##### DATA LINES

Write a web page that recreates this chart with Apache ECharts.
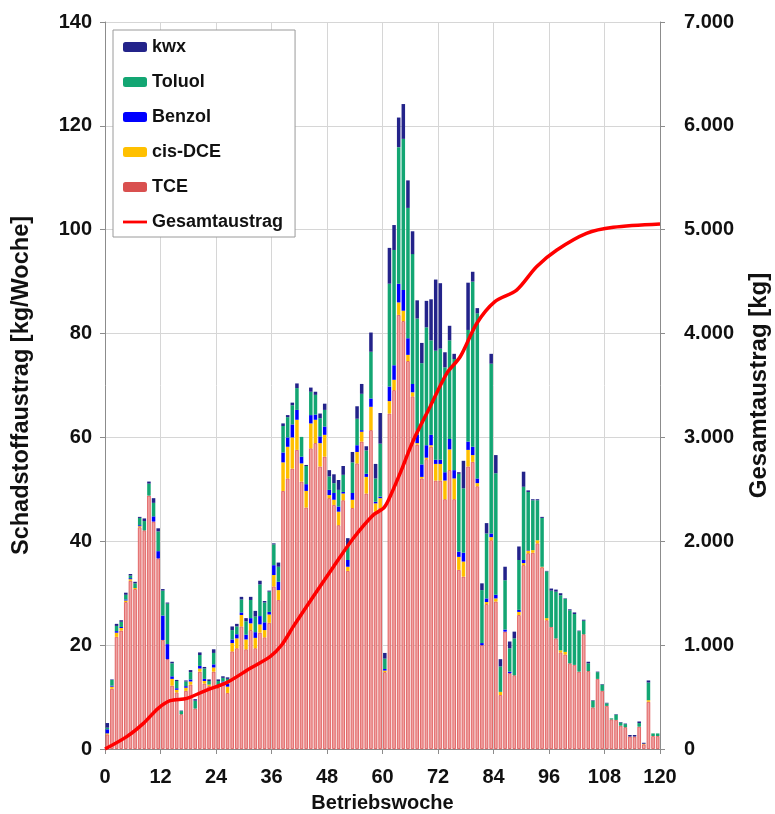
<!DOCTYPE html>
<html>
<head>
<meta charset="utf-8">
<title>Schadstoffaustrag</title>
<script src="https://cdn.jsdelivr.net/npm/echarts@6/dist/echarts.min.js"></script>
<style>
  html, body { margin: 0; padding: 0; background: #fff; }
  #chart { width: 775px; height: 814px; }
</style>
</head>
<body>
<div id="chart"></div>
<script>
// weekly loads [kg/Woche], one entry per Betriebswoche 1..120
const weeks = Array.from({ length: 120 }, (_, i) => String(i + 1));

const tce = [
  2.8, 11.6, 21.6, 22.8, 28.3, 32.4, 30.8, 42.7, 42.1, 48.8,
  43.8, 36.7, 21.0, 17.3, 12.2, 10.9, 6.7, 11.2, 12.4, 7.8,
  14.9, 12.6, 12.1, 14.9, 11.8, 12.6, 10.8, 18.8, 19.4, 23.6,
  19.2, 22.9, 19.4, 22.4, 21.5, 24.3, 31.3, 28.7, 49.7, 52.1,
  54.0, 57.6, 51.5, 46.5, 57.9, 58.9, 54.4, 56.3, 48.3, 47.0,
  43.1, 47.9, 34.3, 46.4, 55.0, 59.2, 49.2, 61.4, 45.7, 46.4,
  14.8, 64.6, 69.1, 83.6, 82.4, 74.7, 67.9, 58.6, 52.1, 55.8,
  58.2, 51.7, 51.7, 48.1, 53.7, 48.1, 34.5, 33.2, 54.4, 55.3,
  50.6, 20.0, 27.9, 40.2, 28.4, 10.4, 22.6, 14.6, 14.2, 25.8,
  35.4, 37.7, 37.8, 39.6, 35.0, 24.8, 23.5, 21.3, 18.6, 18.2,
  16.5, 16.2, 14.9, 22.1, 15.0, 8.0, 13.5, 11.2, 8.3, 5.7,
  5.6, 4.5, 4.2, 2.4, 2.4, 4.3, 0.9, 9.1, 2.5, 2.5
];
const cisDce = [
  0.2, 0.4, 0.8, 0.5, 0.3, 0.3, 0.2, 0.2, 0, 0,
  0, 0, 0, 0, 1.3, 0.5, 0, 0.6, 0.6, 0,
  0.6, 0.5, 0.3, 0.8, 0.5, 0.2, 1.2, 1.6, 1.9, 2.2,
  1.9, 1.3, 2.0, 1.6, 1.4, 1.6, 2.2, 1.9, 5.5, 6.1,
  6.0, 5.8, 3.5, 3.2, 4.8, 4.5, 4.5, 4.2, 0.6, 1.0,
  2.6, 1.3, 0.8, 1.6, 2.2, 1.9, 3.2, 4.5, 1.6, 1.9,
  0.3, 2.4, 2.0, 2.4, 2.0, 1.2, 0.8, 0.3, 0.3, 0.3,
  0.3, 3.2, 3.2, 3.6, 4.0, 4.0, 2.5, 2.9, 3.2, 1.3,
  0.6, 0, 0.4, 0.6, 0.6, 0.6, 0, 0, 0, 0.6,
  0.4, 0.5, 0.5, 0.6, 0.1, 0.4, 0, 0, 0.4, 0.5,
  0, 0, 0, 0, 0, 0, 0, 0, 0, 0,
  0, 0, 0, 0, 0, 0, 0.1, 0.3, 0, 0
];
const benzol = [
  0.8, 0.2, 0.3, 0.2, 0.2, 0.2, 0, 0.2, 0, 0,
  1.0, 1.4, 4.7, 2.9, 0.5, 0.3, 0, 0.3, 0.4, 0,
  0.5, 0.4, 0, 0.6, 0, 0.2, 0.6, 0.7, 0.8, 0.5,
  0.9, 1.0, 1.1, 1.6, 1.5, 0.5, 1.9, 1.6, 1.9, 1.8,
  2.5, 1.9, 1.3, 1.3, 1.6, 1.0, 1.3, 1.6, 1.0, 1.3,
  1.0, 0.3, 1.3, 1.3, 1.3, 0.3, 0.6, 1.6, 0.3, 0.3,
  0.3, 2.8, 2.8, 3.6, 4.0, 3.2, 1.6, 1.6, 2.4, 2.4,
  2.0, 0.8, 0.8, 1.6, 2.0, 1.6, 1.0, 1.7, 1.6, 1.6,
  0.9, 0.4, 0.7, 0.7, 0.7, 0, 0.4, 0.3, 0, 0.4,
  0.6, 0.1, 0, 0, 0, 0, 0, 0, 0, 0,
  0, 0, 0, 0, 0, 0, 0, 0, 0, 0,
  0, 0, 0, 0, 0, 0, 0, 0, 0, 0
];
const toluol = [
  0.3, 1.1, 1.0, 1.0, 0.9, 0.5, 0.9, 1.4, 1.8, 2.3,
  2.6, 3.8, 4.8, 7.8, 2.5, 1.4, 0.6, 0.9, 1.4, 1.5,
  2.1, 2.0, 0.7, 2.2, 0.8, 0.7, 0.9, 1.8, 1.5, 2.5,
  2.6, 3.5, 3.0, 6.1, 3.8, 3.9, 4.0, 2.9, 5.1, 3.9,
  3.7, 4.2, 3.8, 3.5, 4.5, 3.8, 3.5, 3.2, 2.6, 1.9,
  3.2, 3.3, 2.6, 5.9, 5.1, 7.0, 4.5, 9.0, 4.5, 10.2,
  2.0, 19.8, 22.2, 26.3, 29.1, 25.1, 25.0, 22.4, 19.5, 22.7,
  18.2, 21.0, 21.4, 20.2, 19.0, 21.4, 15.0, 12.4, 21.5, 31.8,
  31.8, 10.2, 12.5, 32.7, 23.4, 4.9, 9.5, 4.5, 7.1, 9.6,
  14.1, 11.2, 9.6, 7.7, 9.4, 9.0, 7.0, 9.0, 10.6, 10.2,
  10.2, 9.8, 7.8, 2.6, 1.5, 1.3, 1.3, 1.2, 0.5, 0.2,
  1.0, 0.6, 0.6, 0, 0, 0.7, 0, 3.4, 0.5, 0.5
];
const kwx = [
  0.9, 0.1, 0.4, 0.3, 0.4, 0.3, 0.3, 0.2, 0.5, 0.4,
  0.9, 0.6, 0.3, 0.2, 0.3, 0.2, 0.1, 0.2, 0.4, 0.3,
  0.5, 0.3, 0.3, 0.7, 0.3, 0.3, 0.3, 0.7, 0.5, 0.5,
  0.6, 0.6, 1.1, 0.7, 0.3, 0.2, 0.2, 0.8, 0.5, 0.4,
  0.5, 0.9, 0, 0.2, 0.8, 0.6, 0.9, 1.2, 1.2, 1.7,
  1.9, 1.7, 1.6, 2.0, 2.4, 1.9, 0.8, 3.7, 2.8, 5.9,
  1.1, 6.9, 4.8, 5.7, 6.7, 5.3, 4.4, 3.5, 3.9, 5.1,
  7.9, 13.7, 12.6, 2.9, 2.8, 1.0, 0.3, 5.3, 9.1, 1.9,
  1.0, 1.3, 2.0, 1.9, 3.5, 1.4, 2.6, 1.3, 1.3, 2.6,
  2.9, 0.3, 0.2, 0.2, 0.2, 0.1, 0.4, 0.4, 0.4, 0.1,
  0.2, 0.3, 0.1, 0.2, 0.3, 0.1, 0.1, 0.1, 0.1, 0,
  0.1, 0.1, 0.1, 0.3, 0.3, 0.3, 0.2, 0.4, 0, 0
];

// cumulative load [kg]
const gesamtWeeks = [0, 4.7, 8.3, 11.5, 14.1, 17.7, 22, 26.3, 31.4, 35.7, 38.2, 40.7, 45, 49.4, 53.7, 58, 60.2, 61.3, 63.8, 66.7, 70.3, 73.9, 76.8, 80.4, 84.3, 89, 93.3, 97.7, 104.1, 109.9, 120];
const gesamtValues = [0, 119, 247, 392, 465, 488, 568, 639, 777, 889, 1001, 1178, 1466, 1755, 2029, 2253, 2317, 2397, 2654, 2975, 3296, 3617, 3777, 4099, 4307, 4419, 4644, 4805, 4965, 5023, 5055];

const font = 'Liberation Sans, Arial, sans-serif';

function formatThousands(v) {
  if (v < 1000) return String(v);
  return Math.floor(v / 1000) + '.' + String(v % 1000).padStart(3, '0');
}

let chart = echarts.init(document.getElementById('chart'));

function barSeries(name, data, color, extra) {
  return Object.assign({
    name: name,
    type: 'bar',
    stack: 'load',
    xAxisIndex: 0,
    yAxisIndex: 0,
    barWidth: '76%',
    data: data,
    itemStyle: { color: color },
    emphasis: { disabled: true }
  }, extra || {});
}

let option = {
  animation: false,
  textStyle: { fontFamily: font },
  grid: { left: 105, right: 115, top: 22, bottom: 65, outerBoundsMode: 'none' },
  legend: {
    data: [
      { name: 'kwx' },
      { name: 'Toluol' },
      { name: 'Benzol' },
      { name: 'cis-DCE' },
      { name: 'TCE', itemStyle: { color: '#d9504f', borderWidth: 0 } },
      { name: 'Gesamtaustrag', icon: 'path://M0,0 M0,3.6 L24,3.6 L24,6.4 L0,6.4 Z M24,10' }
    ],
    orient: 'vertical',
    left: 113,
    top: 30,
    padding: [8, 12, 6, 10],
    itemWidth: 24,
    itemHeight: 10,
    itemGap: 17,
    backgroundColor: '#fff',
    borderColor: '#9a9a9a',
    borderWidth: 1,
    borderRadius: 0,
    textStyle: { fontFamily: font, fontSize: 18, fontWeight: 'bold', color: '#111', lineHeight: 18 }
  },
  xAxis: [
    {
      type: 'category',
      data: weeks,
      show: false,
      boundaryGap: true
    },
    {
      type: 'value',
      min: 0,
      max: 120,
      interval: 12,
      position: 'bottom',
      name: 'Betriebswoche',
      nameLocation: 'middle',
      nameGap: 44,
      nameTextStyle: { fontFamily: font, fontSize: 20, fontWeight: 'bold', color: '#111' },
      axisLine: { show: true, lineStyle: { color: '#8c8c8c', width: 1 } },
      axisTick: { show: true, length: 5, lineStyle: { color: '#8c8c8c' } },
      axisLabel: { margin: 18, fontFamily: font, fontSize: 20, fontWeight: 'bold', color: '#111' },
      splitLine: { show: true, lineStyle: { color: '#d6d6d6', width: 1 } }
    }
  ],
  yAxis: [
    {
      type: 'value',
      min: 0,
      max: 140,
      interval: 20,
      position: 'left',
      name: 'Schadstoffaustrag [kg/Woche]',
      nameLocation: 'middle',
      nameRotate: 90,
      nameGap: 71,
      nameTextStyle: { fontFamily: font, fontSize: 23.5, fontWeight: 'bold', color: '#111' },
      axisLine: { show: true, lineStyle: { color: '#8c8c8c', width: 1 } },
      axisTick: { show: true, length: 5, lineStyle: { color: '#8c8c8c' } },
      axisLabel: { margin: 13, fontFamily: font, fontSize: 20, fontWeight: 'bold', color: '#111' },
      splitLine: { show: true, lineStyle: { color: '#d6d6d6', width: 1 } }
    },
    {
      type: 'value',
      min: 0,
      max: 7000,
      interval: 1000,
      position: 'right',
      name: 'Gesamtaustrag [kg]',
      nameLocation: 'middle',
      nameRotate: 90,
      nameGap: 87,
      nameTextStyle: { fontFamily: font, fontSize: 24, fontWeight: 'bold', color: '#111' },
      axisLine: { show: true, lineStyle: { color: '#8c8c8c', width: 1 } },
      axisTick: { show: true, length: 5, lineStyle: { color: '#8c8c8c' } },
      axisLabel: { margin: 24, fontFamily: font, fontSize: 20, fontWeight: 'bold', color: '#111', formatter: formatThousands },
      splitLine: { show: false }
    }
  ],
  series: [
    barSeries('TCE', tce, '#f0a2a2', {
      itemStyle: { color: '#f0a2a2', borderColor: '#dc4e4e', borderWidth: 0.8 }
    }),
    barSeries('cis-DCE', cisDce, '#ffc000'),
    barSeries('Benzol', benzol, '#0000ff'),
    barSeries('Toluol', toluol, '#13a673'),
    barSeries('kwx', kwx, '#23238a'),
    {
      name: 'Gesamtaustrag',
      type: 'line',
      xAxisIndex: 1,
      yAxisIndex: 1,
      smooth: 0.3,
      symbol: 'none',
      z: 10,
      lineStyle: { color: '#ff0000', width: 3.5 },
      itemStyle: { color: '#ff0000' },
      data: gesamtWeeks.map((w, i) => [w, gesamtValues[i]])
    }
  ]
};

chart.setOption(option);
</script>
</body>
</html>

##########

» DIRECTIONS:
Restate, line by line and word for word, everything from the top of the material through the line that contains "String(i + 1));". Leave pictures out.

» TASK OUTPUT:
Write a web page that recreates this chart with Apache ECharts.
<!DOCTYPE html>
<html>
<head>
<meta charset="utf-8">
<title>Schadstoffaustrag</title>
<script src="https://cdn.jsdelivr.net/npm/echarts@6/dist/echarts.min.js"></script>
<style>
  html, body { margin: 0; padding: 0; background: #fff; }
  #chart { width: 775px; height: 814px; }
</style>
</head>
<body>
<div id="chart"></div>
<script>
// weekly loads [kg/Woche], one entry per Betriebswoche 1..120
const weeks = Array.from({ length: 120 }, (_, i) => String(i + 1));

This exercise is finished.